4) Physical Interpretation

In the pure-state scenario, “maximally entangled” means the bipartite system looks completely mixed to either subsystem alone. That gives you an $\mathrm{RP}^{\, N^{2} -1}$ inside $\mathrm{CP}^{N^{2} -1}$.
In the mixed-state scenario, we can only talk about “maximally entangled” within an orbit with fixed global eigenvalues. The partial trace is as mixed as possible (highest von Neumann entropy) among that set of states.

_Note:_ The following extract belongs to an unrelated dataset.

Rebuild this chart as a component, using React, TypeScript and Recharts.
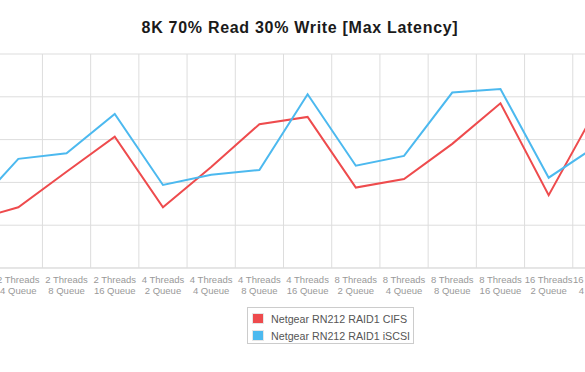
import React from "react"
import { CartesianGrid, Line, LineChart, XAxis, YAxis } from "recharts"

// the picture is a crop of a wider chart: first and last category sit half outside the frame
const categories = [
  "2 Threads 2 Queue",
  "2 Threads 4 Queue",
  "2 Threads 8 Queue",
  "2 Threads 16 Queue",
  "4 Threads 2 Queue",
  "4 Threads 4 Queue",
  "4 Threads 8 Queue",
  "4 Threads 16 Queue",
  "8 Threads 2 Queue",
  "8 Threads 4 Queue",
  "8 Threads 8 Queue",
  "8 Threads 16 Queue",
  "16 Threads 2 Queue",
  "16 Threads 4 Queue",
]

const cifs = [110, 142, 225, 307, 142, 236, 336, 353, 188, 208, 290, 385, 170, 374]
const iscsi = [131, 255, 268, 360, 194, 218, 229, 406, 239, 262, 410, 418, 211, 286]

const yTicks = [0, 100, 200, 300, 400, 500]

const series = [
  { key: "cifs", name: "Netgear RN212 RAID1 CIFS", color: "#ee4b4d" },
  { key: "iscsi", name: "Netgear RN212 RAID1 iSCSI", color: "#4cb9ef" },
]

const data = categories.map((name, i) => ({ name, cifs: cifs[i], iscsi: iscsi[i] }))

const font = "'Liberation Sans', Arial, Helvetica, sans-serif"

function CategoryTick({ x, y, payload }: any) {
  const m = String(payload.value).match(/^(\d+ Threads?) (.*)$/)
  const top = m ? m[1] : payload.value
  const bottom = m ? m[2] : ""
  return (
    <text x={x} y={y} textAnchor="middle" fill="#999999" fontSize={9.5} fontFamily={font}>
      <tspan x={x} dy={7}>{top}</tspan>
      <tspan x={x} dy={11}>{bottom}</tspan>
    </text>
  )
}

export default function App() {
  return (
    <div style={{ position: "relative", width: 585, height: 372, overflow: "hidden", background: "#fff", fontFamily: font }}>
      <style>{"body{margin:0}"}</style>
      <div
        style={{
          position: "absolute",
          left: 0,
          width: 600,
          top: 19,
          textAlign: "center",
          fontWeight: "bold",
          fontSize: 16,
          letterSpacing: 0.7,
          color: "#1a1a1a",
        }}
      >
        8K 70% Read 30% Write [Max Latency]
      </div>
      <div style={{ position: "absolute", left: -54, top: 0 }}>
        <LineChart
          width={675}
          height={372}
          data={data}
          margin={{ top: 54, right: 0, bottom: 74, left: 0 }}
        >
          <CartesianGrid
            stroke="#dddddd"
            verticalCoordinatesGenerator={({ offset }: any) =>
              categories.map((_, i) => offset.left + (i * offset.width) / categories.length).slice(1)
            }
          />
          <XAxis
            dataKey="name"
            scale="band"
            interval={0}
            height={30}
            tickLine={false}
            axisLine={{ stroke: "#dddddd" }}
            tick={<CategoryTick />}
          />
          <YAxis hide domain={[0, 500]} ticks={yTicks} />
          {series.map((s) => (
            <Line
              key={s.key}
              dataKey={s.key}
              name={s.name}
              stroke={s.color}
              strokeWidth={2}
              dot={false}
              activeDot={false}
              type="linear"
              isAnimationActive={false}
            />
          ))}
        </LineChart>
      </div>
      <div
        style={{
          position: "absolute",
          left: 247,
          top: 307,
          width: 165,
          height: 35,
          border: "1px solid #cccccc",
          fontSize: 10.7,
          color: "#555",
        }}
      >
        {series.map((s, i) => (
          <div key={s.key} style={{ position: "absolute", left: 4, top: 4 + i * 17, height: 13, display: "flex", alignItems: "center" }}>
            <span
              style={{
                display: "inline-block",
                width: 10,
                height: 9,
                background: s.color,
                border: "1px solid #e6e6e6",
                marginRight: 7,
              }}
            />
            <span style={{ whiteSpace: "nowrap" }}>{s.name}</span>
          </div>
        ))}
      </div>
    </div>
  )
}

Physically, you’re saying: “Given I can’t change the overall spectrum (which might reflect constraints like total energy, coupling to environment, etc.), which arrangement of the bipartite system yields the ‘most entanglement’ for the subsystems?”
It’s still an open question how to interpret these sets in experiments—maybe they correspond to states that, within certain thermodynamic or environmental constraints, have the largest bipartite correlations. Researchers are interested because if these submanifolds turn out to be special geometric objects (like real Grassmannians or real flag manifolds), that might provide a deeper understanding of how entanglement “fits” into quantum state space.

In a Nutshell

Yes, there is a proposed generalization to mixed states, but it’s more subtle because you have to fix an orbit (i.e. fix the global density matrix’s eigenvalue structure) and then look for states in that orbit whose partial trace is “maximally mixed.”
Geometrically, we hope these “maximally entangled submanifolds” might be something like real forms (real flag manifolds) inside the full complex orbit, mirroring the pure-state situation.
Physically, it means “within all states that share the same global eigenvalues, pick the ones that have the largest subsystem entropy.” Those are the “most entangled” you can get in that orbit, so they’re the natural generalization of pure maximally entangled states—albeit with a more complicated structure.

Whether or not they always turn out to be “nice” submanifolds (like $\mathrm{Gr} \!\left(N^{2}, 2, \mathbb{R} \right)$) in every example is still an open area of research. So that’s where the question stands—and why folks like Bengtsson highlight it as something we don’t yet fully understand.